Static Application Security Testing (SAST) found favor among security teams as an easy way to deploy security testing without really engaging developers. With the ability to analyze source code early in the software delivery lifecycle, SAST solutions offered a more proactive approach to finding security issues prior to production. But this came with a cost.
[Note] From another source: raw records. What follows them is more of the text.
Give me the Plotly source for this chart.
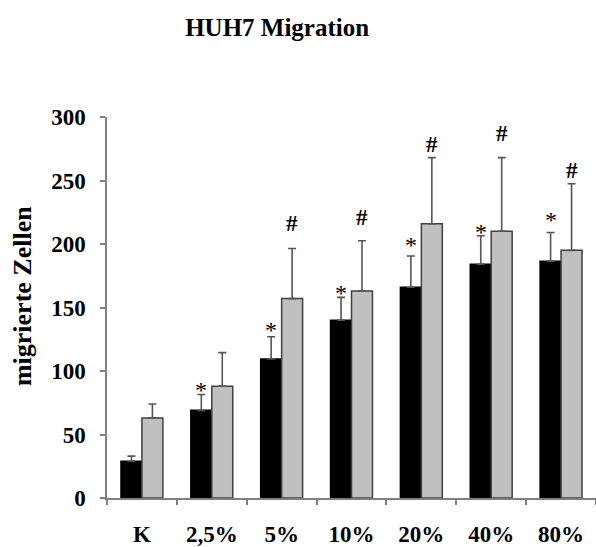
import plotly.graph_objects as go

# Konzentrationen und Mittelwerte der migrierten Zellen
categories = ["K", "2,5%", "5%", "10%", "20%", "40%", "80%"]
black_vals = [29, 69, 109.5, 140, 166, 184, 186.5]
black_err = [4, 12.5, 17.5, 18, 24.5, 22.5, 22.5]
gray_vals = [63, 88, 157, 163, 216, 210, 195]
gray_err = [11, 26.5, 39.5, 39.5, 52, 58, 52.5]

# Signifikanzmarken: (Kategorie, Höhe der Marke)
star_marks = [("2,5%", 89), ("5%", 136), ("10%", 165.5), ("20%", 203), ("40%", 213.5), ("80%", 222.5)]
hash_marks = [("5%", 216.5), ("10%", 220.5), ("20%", 278), ("40%", 287), ("80%", 258)]

FONT = "Liberation Serif"
AXIS_COLOR = "#7f7f7f"

fig = go.Figure()
fig.add_trace(go.Bar(
    x=categories, y=black_vals, name="schwarz",
    marker=dict(color="#000000", line=dict(color="#000000", width=1.5)),
    error_y=dict(type="data", array=black_err, arrayminus=[0] * len(black_err),
                 symmetric=False, color="#555555", thickness=1.6, width=4),
))
fig.add_trace(go.Bar(
    x=categories, y=gray_vals, name="grau",
    marker=dict(color="#c0c0c0", line=dict(color="#404040", width=1.5)),
    error_y=dict(type="data", array=gray_err, arrayminus=[0] * len(gray_err),
                 symmetric=False, color="#555555", thickness=1.6, width=4),
))

annotations = []
for cat, yv in star_marks:
    annotations.append(dict(x=cat, y=yv, xref="x", yref="y", text="*", showarrow=False,
                            xshift=-10.5, yshift=-5, font=dict(family=FONT, size=24, color="#000")))
for cat, yv in hash_marks:
    annotations.append(dict(x=cat, y=yv, xref="x", yref="y", text="<b>#</b>", showarrow=False,
                            xshift=10.5, font=dict(family=FONT, size=23, color="#000")))

# y-axis title, rotated, slightly above the plot-area centre
annotations.append(dict(x=0, y=0.53, xref="paper", yref="paper", yanchor="middle", xanchor="center",
                        text="<b>migrierte Zellen</b>", textangle=-90, showarrow=False,
                        xshift=-85, font=dict(family=FONT, size=26, color="#000")))

fig.update_layout(
    width=596, height=547,
    margin=dict(l=107, r=0, t=117, b=49),
    paper_bgcolor="white", plot_bgcolor="white",
    barmode="group", bargap=0.4, bargroupgap=0,
    showlegend=False,
    title=dict(text="<b>HUH7 Migration</b>", x=0.465, xanchor="center", y=0.95, yanchor="middle",
               font=dict(family=FONT, size=25, color="#000")),
    annotations=annotations,
    xaxis=dict(
        type="category", showline=True, linecolor=AXIS_COLOR, linewidth=1.5,
        ticks="outside", tickson="boundaries", ticklen=5, tickcolor=AXIS_COLOR, tickwidth=1.5,
        showgrid=False, zeroline=False, ticklabelstandoff=15,
        tickfont=dict(family=FONT, size=23, color="#000"),
        tickvals=categories, ticktext=["<b>%s</b>" % c for c in categories],
    ),
    yaxis=dict(
        range=[0, 300], tickvals=[0, 50, 100, 150, 200, 250, 300],
        ticktext=["<b>%d</b>" % v for v in [0, 50, 100, 150, 200, 250, 300]],
        showline=True, linecolor=AXIS_COLOR, linewidth=1.5,
        ticks="outside", ticklen=5, tickcolor=AXIS_COLOR, tickwidth=1.5,
        showgrid=False, zeroline=False, ticklabelstandoff=10,
        tickfont=dict(family=FONT, size=23, color="#000"),
    ),
)

fig.write_html("out.html")
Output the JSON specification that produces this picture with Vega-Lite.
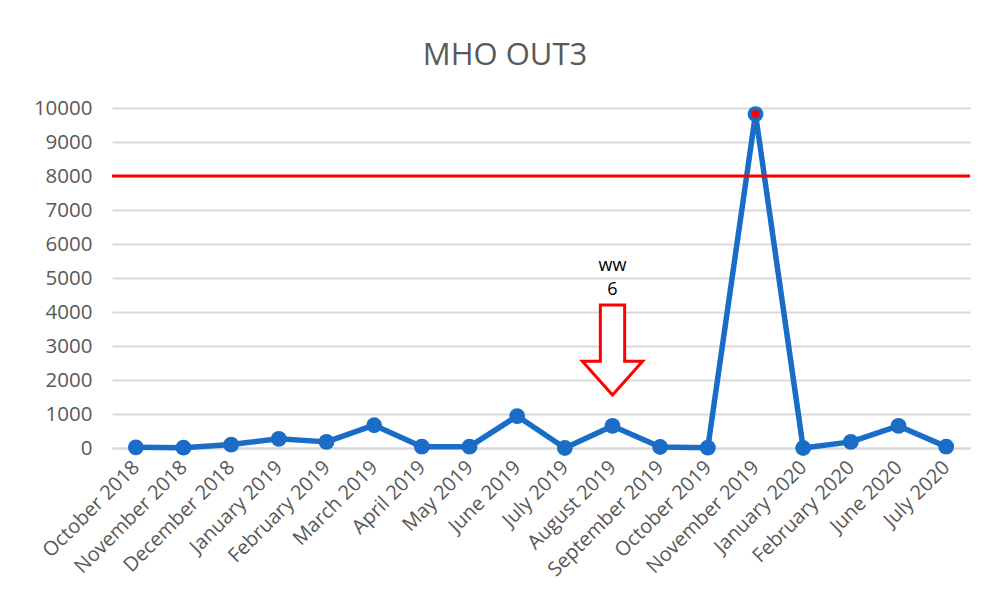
{
  "$schema": "https://vega.github.io/schema/vega-lite/v6.json",
  "autosize": {"type": "none"},
  "width": 858,
  "height": 340,
  "padding": {"left": 112, "top": 108, "right": 30, "bottom": 164},
  "background": "white",
  "config": {
    "view": {"stroke": null},
    "font": "Open Sans",
    "axis": {"labelFont": "Open Sans", "labelColor": "#595959", "titleColor": "#595959"}
  },
  "title": {
    "text": "MHO OUT3",
    "fontSize": 31,
    "font": "Open Sans",
    "fontWeight": "normal",
    "color": "#595959",
    "offset": 26,
    "dx": -36,
    "anchor": "middle"
  },
  "datasets": {
    "main": [
      {"month": "October 2018", "value": 20},
      {"month": "November 2018", "value": 10},
      {"month": "December 2018", "value": 100},
      {"month": "January 2019", "value": 270},
      {"month": "February 2019", "value": 180},
      {"month": "March 2019", "value": 670},
      {"month": "April 2019", "value": 40},
      {"month": "May 2019", "value": 40},
      {"month": "June 2019", "value": 940},
      {"month": "July 2019", "value": 0},
      {"month": "August 2019", "value": 650},
      {"month": "September 2019", "value": 30},
      {"month": "October 2019", "value": 10},
      {"month": "November 2019", "value": 9820},
      {"month": "January 2020", "value": 0},
      {"month": "February 2020", "value": 180},
      {"month": "June 2020", "value": 650},
      {"month": "July 2020", "value": 40}
    ]
  },
  "encoding": {
    "x": {
      "field": "month",
      "type": "nominal",
      "sort": null,
      "scale": {
        "type": "point",
        "padding": 0.5,
        "domain": ["October 2018", "November 2018", "December 2018", "January 2019", "February 2019", "March 2019", "April 2019", "May 2019", "June 2019", "July 2019", "August 2019", "September 2019", "October 2019", "November 2019", "January 2020", "February 2020", "June 2020", "July 2020"]
      },
      "axis": {
        "title": null,
        "labelAngle": -45,
        "labelAlign": "right",
        "labelBaseline": "middle",
        "labelFontSize": 20,
        "labelPadding": 16,
        "labelOverlap": false,
        "ticks": false,
        "domainColor": "#d9d9d9",
        "domainWidth": 2,
        "grid": false
      }
    },
    "y": {
      "field": "value",
      "type": "quantitative",
      "scale": {"domain": [0, 10000]},
      "axis": {
        "title": null,
        "values": [0, 1000, 2000, 3000, 4000, 5000, 6000, 7000, 8000, 9000, 10000],
        "tickCount": 11,
        "format": "d",
        "labelFontSize": 20.5,
        "labelPadding": 20,
        "labelOverlap": false,
        "ticks": false,
        "domain": false,
        "gridColor": "#d9d9d9",
        "gridWidth": 2
      }
    }
  },
  "layer": [
    {
      "data": {"name": "main"},
      "mark": {"type": "line", "color": "#1a6dc6", "strokeWidth": 5.5, "strokeJoin": "round"}
    },
    {
      "data": {"name": "main"},
      "mark": {"type": "point", "filled": true, "color": "#1a6dc6", "size": 250, "opacity": 1}
    },
    {
      "data": {"values": [{"month": "November 2019", "value": 9820}]},
      "mark": {"type": "point", "filled": true, "color": "#ff0000", "size": 70, "opacity": 1}
    },
    {
      "data": {"values": [{"value": 8000}]},
      "mark": {"type": "rule", "color": "#ff0000", "strokeWidth": 3},
      "encoding": {
        "x": null
      }
    },
    {
      "data": {"values": [{"month": "August 2019", "value": 2880}]},
      "mark": {
        "type": "point",
        "shape": "M-0.27,-1L0.27,-1L0.27,0.25L0.67,0.25L0,1L-0.67,0.25L-0.27,0.25Z",
        "size": 8100,
        "filled": false,
        "fill": "white",
        "fillOpacity": 1,
        "stroke": "#ff0000",
        "strokeWidth": 3,
        "strokeJoin": "miter",
        "opacity": 1
      }
    },
    {
      "data": {"values": [
        {"month": "August 2019", "value": 5350, "label": "ww"},
        {"month": "August 2019", "value": 4650, "label": "6"}
      ]},
      "mark": {"type": "text", "fontSize": 18, "color": "#000000", "font": "Open Sans", "baseline": "middle"},
      "encoding": {
        "text": {"field": "label"}
      }
    }
  ]
}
Many of the findings of SAST tools are potential vulnerabilities – meaning that a lot of manual effort and time is required to evaluate and prioritize the risks. Developers are left to parse through thousands of alerts with minimal context into which issues are most critical, let alone how to map them to CWE categories to pinpoint the real problem and necessary fix.

A pain in the SAST

SAST’s initial promise of proactive security testing for security teams, quickly established itself as a fundamental problem for developers due to its extreme noise. By flooding developers with thousands of findings, mostly “false positives”, and flagging code patterns as “potentially insecure” without assessing actual exploitability, it has made it nearly impossible for developers to prioritize which issues to fix. SAST also fails to provide meaningful context; it might detect a problematic code pattern, but it cannot determine if that code is actually in use, exposed to the internet or actively contributing to an exploitable vulnerability. It fails to answer the questions that matter, e.g. Is this code running in production? Is it exposed? Can it actually be exploited?

The result? Thousands of alerts, yet nothing gets fixed. Developers are left swimming in Jira tickets, scattered across PRs and backlogs, with vague “ASAP” deadlines and no clear sense of priority.

Meanwhile, software still needs to ship.

SAST requires runtime context for prioritization

Security without context is just guesswork. Without knowing what’s exploitable, where the risk exists in the codebase, and how to fix it – security testing is just a flood of meaningless alerts. Modern Dynamic Application Security Testing (DAST) flips the script by testing applications in runtime, pinpointing real risks instead of theoretical ones. Instead of dumping a report full of “potential” issues, it tells developers clearly: This vulnerability is exploitable, in this service, on this line of code. That’s the power of context we’ve built at StackHawk.

Now, I’ll be the first to admit that legacy DAST had its own problems. These solutions have traditionally been slow, misaligned with developer workflows, and blind to APIs. Running scans against production took hours or days, and even when vulnerabilities were found, there was no way to trace them back to the source code for easy remediation. Without API testing, legacy DAST missed a massive portion of the modern attack surface, leaving organizations exposed.

But modern DAST solutions solve these problems by running as code, testing APIs and microservices in real time, and delivering instant feedback where developers work.

Modern DAST + SAST = actionable insights

Modern DAST will continue to evolve and support the speed of modern software delivery, which is only moving faster with the rise of AI. In the world of DAST 2.0, APIs and applications are being tested in real-time as developers write and merge code. Engineers and security teams alike now get immediate, actionable security insights with their workflows, instead of sifting through a flood of potential vulnerabilities.

To put it succinctly: by combining SAST findings with modern DAST context, engineers can prioritize what matters and open the floodgates for faster, safer software delivery.

Conclusion

SAST helped define the early era of AppSec but it was never designed for the scale, complexity, and speed of modern development. Developers are drowning in noise, and security teams are buried under vulnerabilities that lack clear prioritization. With AI-assisted coding, the future for SAST may become obsolete, with AI copilots generating fixes and recommendations.

Modern DAST delivers validation where it matters at the point of risk, in real time, integrated directly into engineering workflows. It’s not just about finding vulnerabilities but proving what’s exploitable and enabling fast, effective fixes.